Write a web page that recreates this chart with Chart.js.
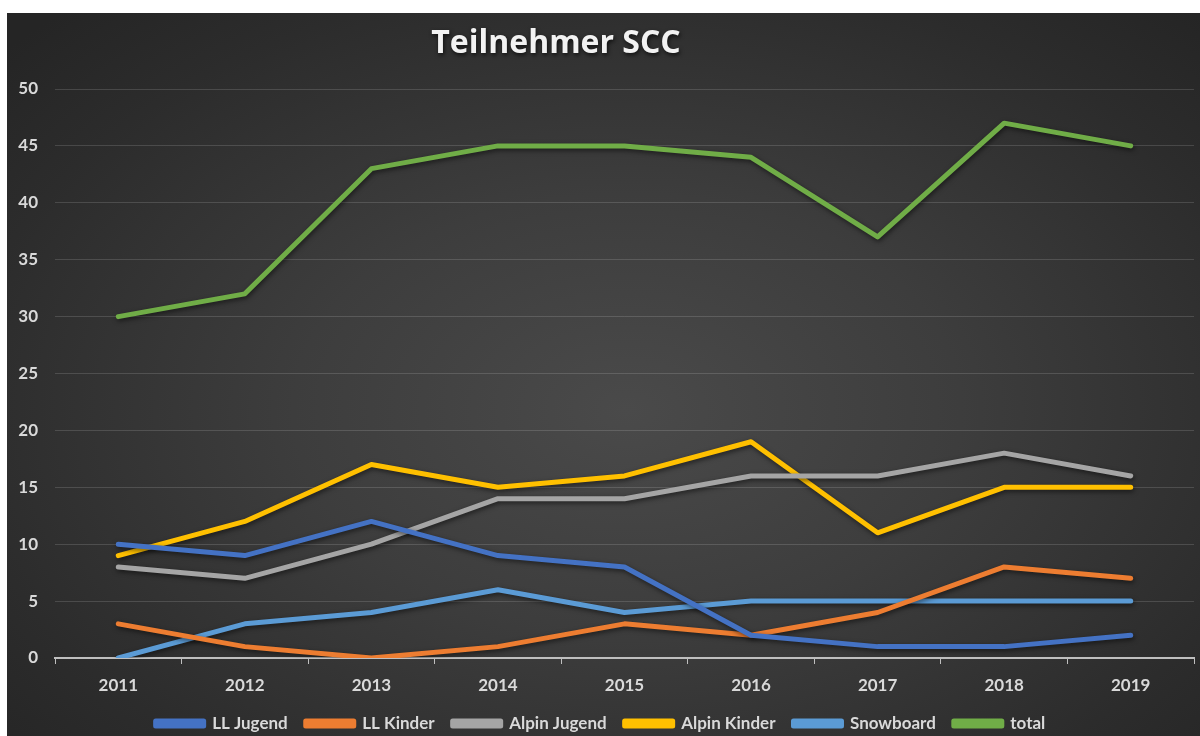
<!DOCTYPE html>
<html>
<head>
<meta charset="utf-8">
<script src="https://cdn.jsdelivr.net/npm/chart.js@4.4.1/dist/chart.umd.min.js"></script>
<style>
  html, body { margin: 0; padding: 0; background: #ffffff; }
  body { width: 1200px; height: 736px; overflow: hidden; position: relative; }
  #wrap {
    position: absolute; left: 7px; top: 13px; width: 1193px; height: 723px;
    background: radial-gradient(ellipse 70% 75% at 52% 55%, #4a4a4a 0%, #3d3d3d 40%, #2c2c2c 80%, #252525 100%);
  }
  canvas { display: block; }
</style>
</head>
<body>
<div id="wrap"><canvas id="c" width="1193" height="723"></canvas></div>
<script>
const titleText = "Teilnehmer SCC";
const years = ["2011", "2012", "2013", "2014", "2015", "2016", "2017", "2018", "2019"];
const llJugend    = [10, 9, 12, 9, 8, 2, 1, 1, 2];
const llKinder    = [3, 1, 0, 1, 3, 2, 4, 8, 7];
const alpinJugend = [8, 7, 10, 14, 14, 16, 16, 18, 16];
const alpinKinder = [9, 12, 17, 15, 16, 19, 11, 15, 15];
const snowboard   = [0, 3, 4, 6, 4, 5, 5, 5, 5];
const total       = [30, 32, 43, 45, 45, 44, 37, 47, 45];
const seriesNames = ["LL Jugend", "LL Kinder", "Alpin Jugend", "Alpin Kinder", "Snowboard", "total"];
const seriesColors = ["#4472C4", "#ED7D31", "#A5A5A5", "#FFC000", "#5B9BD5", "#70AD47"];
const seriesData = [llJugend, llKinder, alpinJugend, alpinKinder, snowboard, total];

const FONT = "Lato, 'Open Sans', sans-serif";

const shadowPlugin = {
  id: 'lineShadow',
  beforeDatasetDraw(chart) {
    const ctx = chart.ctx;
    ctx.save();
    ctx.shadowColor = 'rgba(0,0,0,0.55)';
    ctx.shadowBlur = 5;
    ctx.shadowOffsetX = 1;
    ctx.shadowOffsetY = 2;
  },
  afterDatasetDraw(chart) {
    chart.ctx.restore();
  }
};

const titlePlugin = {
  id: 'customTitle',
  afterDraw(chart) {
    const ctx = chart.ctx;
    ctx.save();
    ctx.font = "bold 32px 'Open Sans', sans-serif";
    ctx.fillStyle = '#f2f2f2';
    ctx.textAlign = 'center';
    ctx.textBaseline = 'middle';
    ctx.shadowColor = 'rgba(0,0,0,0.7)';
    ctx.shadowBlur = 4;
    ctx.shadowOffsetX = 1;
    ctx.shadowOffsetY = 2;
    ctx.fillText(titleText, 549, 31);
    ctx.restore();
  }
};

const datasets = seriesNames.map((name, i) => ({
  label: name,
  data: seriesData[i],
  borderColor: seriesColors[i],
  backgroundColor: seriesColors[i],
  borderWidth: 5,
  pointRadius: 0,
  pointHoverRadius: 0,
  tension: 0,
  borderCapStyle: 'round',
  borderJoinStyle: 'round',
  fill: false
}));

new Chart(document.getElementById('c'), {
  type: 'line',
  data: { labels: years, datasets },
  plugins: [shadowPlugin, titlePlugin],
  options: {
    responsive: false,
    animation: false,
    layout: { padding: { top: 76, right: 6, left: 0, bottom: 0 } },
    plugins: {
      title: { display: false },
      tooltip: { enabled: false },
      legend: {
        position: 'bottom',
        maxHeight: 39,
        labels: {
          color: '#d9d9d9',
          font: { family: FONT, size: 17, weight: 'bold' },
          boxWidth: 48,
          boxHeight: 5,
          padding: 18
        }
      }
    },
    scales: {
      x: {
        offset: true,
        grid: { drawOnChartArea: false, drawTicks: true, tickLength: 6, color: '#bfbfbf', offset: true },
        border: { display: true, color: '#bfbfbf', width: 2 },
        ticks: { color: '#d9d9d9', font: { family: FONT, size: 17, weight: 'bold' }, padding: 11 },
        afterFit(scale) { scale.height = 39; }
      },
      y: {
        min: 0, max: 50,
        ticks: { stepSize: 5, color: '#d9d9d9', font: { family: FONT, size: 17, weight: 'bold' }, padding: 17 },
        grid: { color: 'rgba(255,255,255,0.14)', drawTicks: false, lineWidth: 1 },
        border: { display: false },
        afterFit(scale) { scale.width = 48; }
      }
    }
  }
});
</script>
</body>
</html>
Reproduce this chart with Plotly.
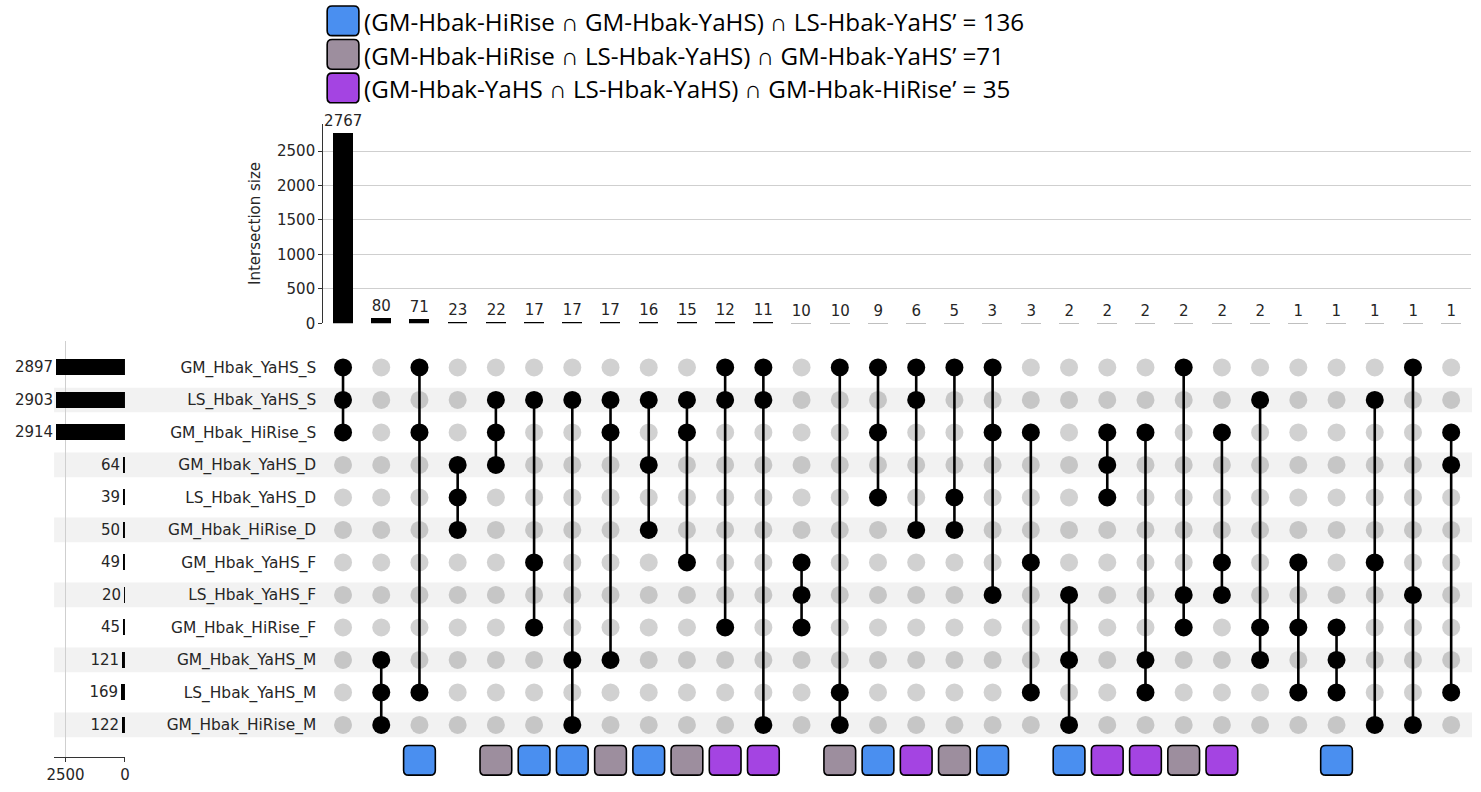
=-=-=-=-=
### [The problem]
Copy each line in full and exactly, omitting any picture.

### [Correct output]
Write a web page that recreates this chart with Chart.js.
<!DOCTYPE html>
<html>
<head>
<meta charset="utf-8">
<script src="https://cdn.jsdelivr.net/npm/chart.js@4.4.1/dist/chart.umd.min.js"></script>
<style>
  html, body { margin: 0; padding: 0; background: #ffffff; }
  body { width: 1200px; height: 736px; overflow: hidden; position: relative; }
  #wrap {
    position: absolute; left: 7px; top: 13px; width: 1193px; height: 723px;
    background: radial-gradient(ellipse 70% 75% at 52% 55%, #4a4a4a 0%, #3d3d3d 40%, #2c2c2c 80%, #252525 100%);
  }
  canvas { display: block; }
</style>
</head>
<body>
<div id="wrap"><canvas id="c" width="1193" height="723"></canvas></div>
<script>
const titleText = "Teilnehmer SCC";
const years = ["2011", "2012", "2013", "2014", "2015", "2016", "2017", "2018", "2019"];
const llJugend    = [10, 9, 12, 9, 8, 2, 1, 1, 2];
const llKinder    = [3, 1, 0, 1, 3, 2, 4, 8, 7];
const alpinJugend = [8, 7, 10, 14, 14, 16, 16, 18, 16];
const alpinKinder = [9, 12, 17, 15, 16, 19, 11, 15, 15];
const snowboard   = [0, 3, 4, 6, 4, 5, 5, 5, 5];
const total       = [30, 32, 43, 45, 45, 44, 37, 47, 45];
const seriesNames = ["LL Jugend", "LL Kinder", "Alpin Jugend", "Alpin Kinder", "Snowboard", "total"];
const seriesColors = ["#4472C4", "#ED7D31", "#A5A5A5", "#FFC000", "#5B9BD5", "#70AD47"];
const seriesData = [llJugend, llKinder, alpinJugend, alpinKinder, snowboard, total];

const FONT = "Lato, 'Open Sans', sans-serif";

const shadowPlugin = {
  id: 'lineShadow',
  beforeDatasetDraw(chart) {
    const ctx = chart.ctx;
    ctx.save();
    ctx.shadowColor = 'rgba(0,0,0,0.55)';
    ctx.shadowBlur = 5;
    ctx.shadowOffsetX = 1;
    ctx.shadowOffsetY = 2;
  },
  afterDatasetDraw(chart) {
    chart.ctx.restore();
  }
};

const titlePlugin = {
  id: 'customTitle',
  afterDraw(chart) {
    const ctx = chart.ctx;
    ctx.save();
    ctx.font = "bold 32px 'Open Sans', sans-serif";
    ctx.fillStyle = '#f2f2f2';
    ctx.textAlign = 'center';
    ctx.textBaseline = 'middle';
    ctx.shadowColor = 'rgba(0,0,0,0.7)';
    ctx.shadowBlur = 4;
    ctx.shadowOffsetX = 1;
    ctx.shadowOffsetY = 2;
    ctx.fillText(titleText, 549, 31);
    ctx.restore();
  }
};

const datasets = seriesNames.map((name, i) => ({
  label: name,
  data: seriesData[i],
  borderColor: seriesColors[i],
  backgroundColor: seriesColors[i],
  borderWidth: 5,
  pointRadius: 0,
  pointHoverRadius: 0,
  tension: 0,
  borderCapStyle: 'round',
  borderJoinStyle: 'round',
  fill: false
}));

new Chart(document.getElementById('c'), {
  type: 'line',
  data: { labels: years, datasets },
  plugins: [shadowPlugin, titlePlugin],
  options: {
    responsive: false,
    animation: false,
    layout: { padding: { top: 76, right: 6, left: 0, bottom: 0 } },
    plugins: {
      title: { display: false },
      tooltip: { enabled: false },
      legend: {
        position: 'bottom',
        maxHeight: 39,
        labels: {
          color: '#d9d9d9',
          font: { family: FONT, size: 17, weight: 'bold' },
          boxWidth: 48,
          boxHeight: 5,
          padding: 18
        }
      }
    },
    scales: {
      x: {
        offset: true,
        grid: { drawOnChartArea: false, drawTicks: true, tickLength: 6, color: '#bfbfbf', offset: true },
        border: { display: true, color: '#bfbfbf', width: 2 },
        ticks: { color: '#d9d9d9', font: { family: FONT, size: 17, weight: 'bold' }, padding: 11 },
        afterFit(scale) { scale.height = 39; }
      },
      y: {
        min: 0, max: 50,
        ticks: { stepSize: 5, color: '#d9d9d9', font: { family: FONT, size: 17, weight: 'bold' }, padding: 17 },
        grid: { color: 'rgba(255,255,255,0.14)', drawTicks: false, lineWidth: 1 },
        border: { display: false },
        afterFit(scale) { scale.width = 48; }
      }
    }
  }
});
</script>
</body>
</html>
Reproduce this chart with Plotly.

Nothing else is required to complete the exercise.